The group helds memorial service for the Korean victims every year.

1923년 9월의 요츠기바시(다리의 이름)부근.
80년대에 시민 단체가 노인 100명에게 조사하면 요즈기바시 부근에서의 조선인 학살의 증언이 많이 나왔다. 이 부근은 많은 조선인이 학살된 현장이었다. 시민 단체는 매년 한국・조선인 희생자 추도식을 실시하고 있다.

En septembro 1923, ĉirkaŭ la ponto Yotsugibashi.
En 1980 jaroj civitana grupo enketis maljunulojn.
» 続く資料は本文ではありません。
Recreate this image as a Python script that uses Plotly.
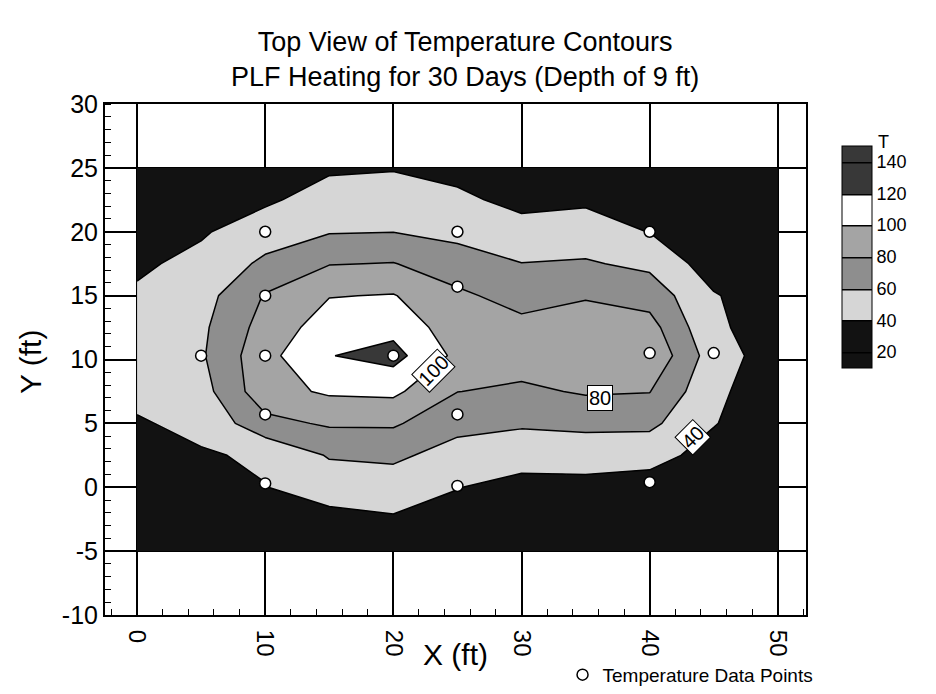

Aperis multaj atestoj de buĉoj al koreoj ĉirkaŭ Yotsugibashi. Ĉirkaŭ ĉi tie estas aktualaj lokoj de buĉoj al multaj koreoj. La civitana grupo funebras koreajn viktimojn ĉiujare.